* [DATA PROVIDED]:
★ ★ ★

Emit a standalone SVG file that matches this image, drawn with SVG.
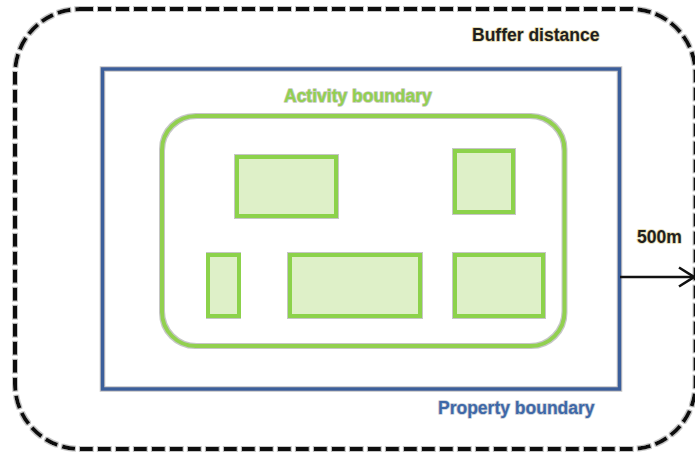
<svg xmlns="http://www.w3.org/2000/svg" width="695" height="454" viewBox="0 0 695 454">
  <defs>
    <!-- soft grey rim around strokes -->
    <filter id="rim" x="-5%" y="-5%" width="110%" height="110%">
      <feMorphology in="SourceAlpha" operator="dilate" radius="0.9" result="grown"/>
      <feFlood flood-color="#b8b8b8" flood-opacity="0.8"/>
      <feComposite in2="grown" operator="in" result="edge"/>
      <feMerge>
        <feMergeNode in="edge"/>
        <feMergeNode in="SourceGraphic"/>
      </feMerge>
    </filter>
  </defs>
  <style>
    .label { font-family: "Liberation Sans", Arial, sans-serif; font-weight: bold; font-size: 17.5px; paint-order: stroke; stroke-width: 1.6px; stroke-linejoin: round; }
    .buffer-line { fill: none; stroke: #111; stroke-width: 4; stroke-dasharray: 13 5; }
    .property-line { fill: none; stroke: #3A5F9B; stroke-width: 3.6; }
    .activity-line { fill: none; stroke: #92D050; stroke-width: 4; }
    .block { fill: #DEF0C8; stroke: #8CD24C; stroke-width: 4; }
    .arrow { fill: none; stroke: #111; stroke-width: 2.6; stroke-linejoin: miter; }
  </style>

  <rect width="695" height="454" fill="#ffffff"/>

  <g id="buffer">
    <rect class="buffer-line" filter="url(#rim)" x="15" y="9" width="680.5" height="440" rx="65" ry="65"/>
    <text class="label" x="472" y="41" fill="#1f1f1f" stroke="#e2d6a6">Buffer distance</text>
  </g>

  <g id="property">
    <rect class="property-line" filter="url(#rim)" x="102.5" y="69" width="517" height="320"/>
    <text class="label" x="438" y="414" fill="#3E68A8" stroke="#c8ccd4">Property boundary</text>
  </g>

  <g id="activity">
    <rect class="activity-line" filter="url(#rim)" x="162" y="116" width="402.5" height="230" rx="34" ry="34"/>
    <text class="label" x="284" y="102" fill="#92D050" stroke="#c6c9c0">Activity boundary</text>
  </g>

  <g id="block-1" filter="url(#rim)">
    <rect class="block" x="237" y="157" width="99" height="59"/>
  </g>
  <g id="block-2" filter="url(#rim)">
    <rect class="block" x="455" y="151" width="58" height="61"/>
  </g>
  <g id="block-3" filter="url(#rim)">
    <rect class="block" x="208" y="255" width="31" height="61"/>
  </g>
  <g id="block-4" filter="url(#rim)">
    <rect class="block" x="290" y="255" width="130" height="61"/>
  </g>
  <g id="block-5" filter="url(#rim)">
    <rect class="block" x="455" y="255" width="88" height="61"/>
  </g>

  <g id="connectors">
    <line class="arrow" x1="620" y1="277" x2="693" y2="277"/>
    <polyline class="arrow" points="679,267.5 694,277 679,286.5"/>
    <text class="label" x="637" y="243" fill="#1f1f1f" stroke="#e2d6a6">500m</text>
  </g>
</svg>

★ ★ ★

* [WHAT THE TASK REQUIRES]: Leave out the pictures and print every line of the data exactly.

* [SOLUTION TO THIS EXERCISE]:
Emit a standalone SVG file that matches this image, drawn with SVG.
<svg xmlns="http://www.w3.org/2000/svg" width="695" height="454" viewBox="0 0 695 454">
  <defs>
    <!-- soft grey rim around strokes -->
    <filter id="rim" x="-5%" y="-5%" width="110%" height="110%">
      <feMorphology in="SourceAlpha" operator="dilate" radius="0.9" result="grown"/>
      <feFlood flood-color="#b8b8b8" flood-opacity="0.8"/>
      <feComposite in2="grown" operator="in" result="edge"/>
      <feMerge>
        <feMergeNode in="edge"/>
        <feMergeNode in="SourceGraphic"/>
      </feMerge>
    </filter>
  </defs>
  <style>
    .label { font-family: "Liberation Sans", Arial, sans-serif; font-weight: bold; font-size: 17.5px; paint-order: stroke; stroke-width: 1.6px; stroke-linejoin: round; }
    .buffer-line { fill: none; stroke: #111; stroke-width: 4; stroke-dasharray: 13 5; }
    .property-line { fill: none; stroke: #3A5F9B; stroke-width: 3.6; }
    .activity-line { fill: none; stroke: #92D050; stroke-width: 4; }
    .block { fill: #DEF0C8; stroke: #8CD24C; stroke-width: 4; }
    .arrow { fill: none; stroke: #111; stroke-width: 2.6; stroke-linejoin: miter; }
  </style>

  <rect width="695" height="454" fill="#ffffff"/>

  <g id="buffer">
    <rect class="buffer-line" filter="url(#rim)" x="15" y="9" width="680.5" height="440" rx="65" ry="65"/>
    <text class="label" x="472" y="41" fill="#1f1f1f" stroke="#e2d6a6">Buffer distance</text>
  </g>

  <g id="property">
    <rect class="property-line" filter="url(#rim)" x="102.5" y="69" width="517" height="320"/>
    <text class="label" x="438" y="414" fill="#3E68A8" stroke="#c8ccd4">Property boundary</text>
  </g>

  <g id="activity">
    <rect class="activity-line" filter="url(#rim)" x="162" y="116" width="402.5" height="230" rx="34" ry="34"/>
    <text class="label" x="284" y="102" fill="#92D050" stroke="#c6c9c0">Activity boundary</text>
  </g>

  <g id="block-1" filter="url(#rim)">
    <rect class="block" x="237" y="157" width="99" height="59"/>
  </g>
  <g id="block-2" filter="url(#rim)">
    <rect class="block" x="455" y="151" width="58" height="61"/>
  </g>
  <g id="block-3" filter="url(#rim)">
    <rect class="block" x="208" y="255" width="31" height="61"/>
  </g>
  <g id="block-4" filter="url(#rim)">
    <rect class="block" x="290" y="255" width="130" height="61"/>
  </g>
  <g id="block-5" filter="url(#rim)">
    <rect class="block" x="455" y="255" width="88" height="61"/>
  </g>

  <g id="connectors">
    <line class="arrow" x1="620" y1="277" x2="693" y2="277"/>
    <polyline class="arrow" points="679,267.5 694,277 679,286.5"/>
    <text class="label" x="637" y="243" fill="#1f1f1f" stroke="#e2d6a6">500m</text>
  </g>
</svg>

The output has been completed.